For now, the Bruins need to simply win by whatever means necessary and that amounts to riding Khudobin’s hot streak for as long as it lasts. It should begin with the backup goalie getting a second consecutive start against the San Jose Sharks on Saturday night and seeing where it goes from there. Perhaps the extra rest gets Rask additional time to get his game together, or serves as the kind of motivation to get the Finnish netminder into a mode where he can steal games for an undermanned, out-gunned team that needs that right now.

“We’re going to look at it,” said Bruce Cassidy, when asked postgame by reporters in L.A. about his goalie for Saturday night. “He played very well against San Jose last time. They’re a heavy team. He seems to do well in these kinds of games with a lot of traffic around the net. But we’ll look at that decision [Friday].”

Khudobin has stopped 57 of 61 shots in his two games in November, so perhaps that level of hot goaltending could also allow the Bruins to survive a month that otherwise might absolutely bury their playoff hopes. Maybe Khudobin finally loses on Saturday night and the goaltending conversation, not controversy, ends as quickly as his point streak.
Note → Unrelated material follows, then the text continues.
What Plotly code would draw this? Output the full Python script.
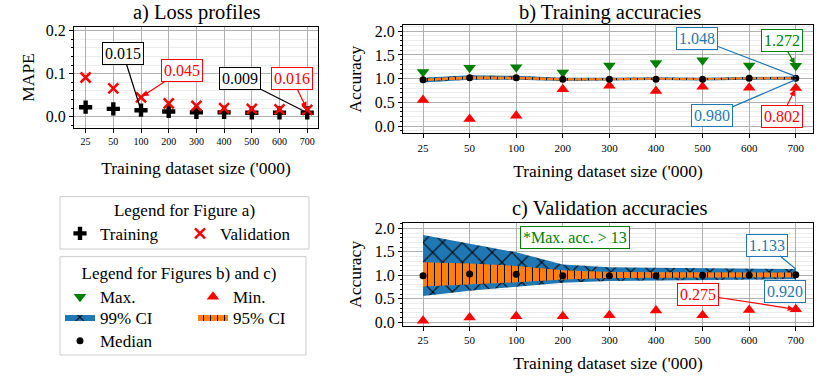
import plotly.graph_objects as go

FONT = "Liberation Serif"
BLUE = "#1f77b4"
ORANGE = "#ff7f0e"
GREEN = "green"
RED = "red"

sizes = ["25", "50", "100", "200", "300", "400", "500", "600", "700"]

# a) loss profiles (MAPE)
mape_train = [0.022, 0.018, 0.015, 0.012, 0.010, 0.010, 0.009, 0.009, 0.009]
mape_val = [0.091, 0.066, 0.045, 0.031, 0.025, 0.020, 0.018, 0.017, 0.016]

# b) training accuracies
train_median = [0.98, 1.02, 1.02, 0.99, 0.99, 0.99, 0.99, 1.01, 1.01]
train_max = [1.14, 1.23, 1.24, 1.13, 1.28, 1.33, 1.39, 1.28, 1.272]
train_min = [0.55, 0.15, 0.22, 0.78, 0.85, 0.74, 0.83, 0.81, 0.802]
train_ci99_hi = [1.02, 1.07, 1.06, 1.02, 1.02, 1.03, 1.02, 1.04, 1.048]
train_ci99_lo = [0.92, 0.98, 0.98, 0.95, 0.96, 0.97, 0.96, 0.98, 0.980]
train_ci95_hi = [1.00, 1.05, 1.04, 1.01, 1.01, 1.02, 1.01, 1.03, 1.03]
train_ci95_lo = [0.95, 0.99, 0.99, 0.96, 0.97, 0.98, 0.97, 0.99, 0.99]

# c) validation accuracies (max. accuracies are all > 13, off the chart)
val_median = [0.99, 1.03, 1.02, 0.99, 0.99, 0.99, 1.00, 1.00, 1.01]
val_min = [0.03, 0.10, 0.13, 0.13, 0.15, 0.25, 0.15, 0.26, 0.275]
val_ci99_hi = [1.86, 1.68, 1.49, 1.23, 1.17, 1.16, 1.15, 1.14, 1.133]
val_ci99_lo = [0.56, 0.67, 0.76, 0.84, 0.88, 0.89, 0.90, 0.91, 0.920]
val_ci95_hi = [1.28, 1.25, 1.20, 1.11, 1.07, 1.07, 1.06, 1.06, 1.06]
val_ci95_lo = [0.76, 0.80, 0.85, 0.91, 0.94, 0.95, 0.95, 0.96, 0.96]


def band(hi, lo, color, shape, size, xa, ya, name, show):
    # closed polygon: upper edge left->right, lower edge right->left
    return go.Scatter(
        x=sizes + sizes[::-1], y=hi + lo[::-1], xaxis=xa, yaxis=ya,
        mode="lines", fill="toself", line=dict(width=0, color=color),
        fillcolor=color,
        fillpattern=dict(shape=shape, fgcolor="black", bgcolor=color,
                         size=size, solidity=0.15, fillmode="replace"),
        name=name, showlegend=show, legend="legend3", legendwidth=88,
        hoverinfo="skip")


fig = go.Figure()

# --- a)
fig.add_trace(go.Scatter(x=sizes, y=mape_train, mode="markers", name="Training",
                         marker=dict(symbol="cross", size=11, color="black"),
                         legend="legend", legendwidth=75))
fig.add_trace(go.Scatter(x=sizes, y=mape_val, mode="markers", name="Validation",
                         marker=dict(symbol="x-thin", size=10, color=RED,
                                     line=dict(width=2.5, color=RED)),
                         legend="legend", legendwidth=84))

# --- b) and c)
panels = [
    ("x2", "y2", train_median, train_max, train_min, train_ci99_hi, train_ci99_lo,
     train_ci95_hi, train_ci95_lo, True),
    ("x3", "y3", val_median, None, val_min, val_ci99_hi, val_ci99_lo,
     val_ci95_hi, val_ci95_lo, False),
]
for xa, ya, med, mx, mn, h99, l99, h95, l95, show in panels:
    fig.add_trace(band(h99, l99, BLUE, "x", 14, xa, ya, "99% CI", show))
    fig.add_trace(band(h95, l95, ORANGE, "|", 7, xa, ya, "95% CI", show))
    if mx is not None:
        fig.add_trace(go.Scatter(x=sizes, y=mx, xaxis=xa, yaxis=ya, mode="markers",
                                 name="Max.", showlegend=show, legend="legend2", legendwidth=88,
                                 marker=dict(symbol="triangle-down", size=11, color=GREEN)))
    fig.add_trace(go.Scatter(x=sizes, y=mn, xaxis=xa, yaxis=ya, mode="markers",
                             name="Min.", showlegend=show, legend="legend2", legendwidth=60,
                             marker=dict(symbol="triangle-up", size=11, color=RED)))
    fig.add_trace(go.Scatter(x=sizes, y=med, xaxis=xa, yaxis=ya, mode="markers",
                             name="Median", showlegend=show, legend="legend4",
                             marker=dict(symbol="circle", size=7, color="black")))

# --- axes
grid = dict(showline=True, mirror=True, linecolor="black", linewidth=1,
            ticks="outside", ticklen=4, tickcolor="black",
            showgrid=True, gridcolor="#b0b0b0", gridwidth=1, zeroline=False)
XLABEL = "Training dataset size ('000)"
minor_a = dict(dtick=0.02, showgrid=True, gridcolor="#ececec",
               ticks="outside", ticklen=2, tickcolor="black")
minor_bc = dict(minor_a, dtick=0.1)

fig.update_layout(
    xaxis=dict(domain=[0.0184, 0.3395], anchor="y", type="category", range=[-0.42, 8.39],
               tickfont=dict(size=10),
               title=dict(text=XLABEL, font=dict(size=17.5), standoff=15), **grid),
    yaxis=dict(domain=[0.6624, 0.9297], anchor="x", range=[-0.027, 0.209], dtick=0.1,
               tickformat=".1f", tickfont=dict(size=16),
               title=dict(text="MAPE", font=dict(size=17.5), standoff=6),
               minor=minor_a, **grid),
    xaxis2=dict(domain=[0.4513, 0.9908], anchor="y2", type="category", range=[-0.43, 8.37],
                tickfont=dict(size=11),
                title=dict(text=XLABEL, font=dict(size=17.5), standoff=12), **grid),
    yaxis2=dict(domain=[0.6492, 0.9342], anchor="x2", range=[-0.15, 2.13], dtick=0.5,
                tickformat=".1f", tickfont=dict(size=16),
                title=dict(text="Accuracy", font=dict(size=17.5), standoff=8),
                minor=minor_bc, **grid),
    xaxis3=dict(domain=[0.4513, 0.9908], anchor="y3", type="category", range=[-0.43, 8.37],
                tickfont=dict(size=11),
                title=dict(text=XLABEL, font=dict(size=17.5), standoff=11), **grid),
    yaxis3=dict(domain=[0.1421, 0.4139], anchor="x3", range=[-0.08, 2.12], dtick=0.5,
                tickformat=".1f", tickfont=dict(size=16),
                title=dict(text="Accuracy", font=dict(size=17.5), standoff=8),
                minor=minor_bc, **grid),
)

# --- titles and value labels
titles = [("a) Loss profiles", 0.1799, 0.968), ("b) Training accuracies", 0.7237, 0.968),
          ("c) Validation accuracies", 0.7224, 0.4526)]
ann = [dict(text=t, x=x, y=y, xref="paper", yref="paper", xanchor="center",
            yanchor="middle", showarrow=False, font=dict(size=20.5)) for t, x, y in titles]


def label(txt, i, y, xr, yr, ax, ay, color, head):
    # i is the category index (category names are numeric strings)
    return dict(text=txt, x=i, y=y, xref=xr, yref=yr, ax=ax, ay=ay, showarrow=True,
                arrowhead=2 if head else 0, arrowwidth=1.2, arrowsize=1, arrowcolor=color,
                font=dict(size=16, color=color), bgcolor="white", bordercolor=color,
                borderwidth=1, borderpad=2, standoff=2 if head else 0)


i100 = sizes.index("100")
last = len(sizes) - 1
ann += [
    label(f"{mape_train[i100]:.3f}", i100, mape_train[i100], "x", "y", -18, -57, "black", False),
    label(f"{mape_val[i100]:.3f}", i100, mape_val[i100], "x", "y", 41, -27, RED, True),
    label(f"{mape_train[last]:.3f}", last, mape_train[last], "x", "y", -67, -34, "black", False),
    label(f"{mape_val[last]:.3f}", last, mape_val[last], "x", "y", -15, -31, RED, True),
    label(f"{train_ci99_hi[last]:.3f}", last, train_ci99_hi[last], "x2", "y2", -99, -38, BLUE, False),
    label(f"{train_max[last]:.3f}", last, train_max[last], "x2", "y2", -14, -25, GREEN, True),
    label(f"{train_ci99_lo[last]:.3f}", last, train_ci99_lo[last], "x2", "y2", -84, 36, BLUE, False),
    label(f"{train_min[last]:.3f}", last, train_min[last], "x2", "y2", -14, 28, RED, True),
    label(f"{val_ci99_hi[last]:.3f}", last, val_ci99_hi[last], "x3", "y3", -29, -24, BLUE, False),
    label(f"{val_ci99_lo[last]:.3f}", last, val_ci99_lo[last], "x3", "y3", -11, 12, BLUE, False),
    label(f"{val_min[last]:.3f}", last, val_min[last], "x3", "y3", -98, -15, RED, True),
    dict(text="*Max. acc. > 13", x=3.26, y=1.8, xref="x3", yref="y3", showarrow=False,
         font=dict(size=16, color=GREEN), bgcolor="white", bordercolor=GREEN,
         borderwidth=1, borderpad=2),
]

# legends: transparent, laid out over two framed boxes
leg = dict(orientation="h", xanchor="left", yanchor="top", font=dict(size=17),
           bgcolor="rgba(0,0,0,0)", borderwidth=0)
box = dict(type="rect", xref="paper", yref="paper", fillcolor="white",
           line=dict(color="#cccccc", width=1), layer="below")
fig.update_layout(
    annotations=ann,
    legend=dict(leg, x=0, y=0.4903,
                title=dict(text="Legend for Figure a)", side="top center", font=dict(size=17))),
    legend2=dict(leg, x=0, y=0.3232,
                 title=dict(text="Legend for Figures b) and c)", side="top center",
                            font=dict(size=17))),
    legend3=dict(leg, x=0, y=0.2118),
    legend4=dict(leg, x=0, y=0.1495),
    shapes=[dict(box, x0=0, x1=0.3276, y0=0.3447, y1=0.4824),
            dict(box, x0=0, x1=0.3237, y0=0.0658, y1=0.3245)],
    width=830, height=380, margin=dict(l=60, r=10, t=0, b=0, autoexpand=False),
    font=dict(family=FONT, color="black"),
    plot_bgcolor="white", paper_bgcolor="white",
)

# the page body has a default 8px margin; drop it so the figure sits at the window origin
fig.write_html("out.html", config={"displayModeBar": False},
               post_script="document.body.style.margin = '0px';")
For now, riding the hot goalie is the right call for a team that needs something good to hang onto.

The Bruins are in desperation mode until they get a number of their injured players back. There certainly might not be more of a desperate option than setting their beleaguered sights on a goalie they sent to the minors as recently as last season. But it’s a new season, Khudobin has been excellent and he’s earned a chance to carry this team for a little bit until they can get things back in order.

Calling Khudobin’s number is the right call right now for the Bruins and, quite frankly, shouldn’t be that difficult a choice given what we’ve seen so far this season.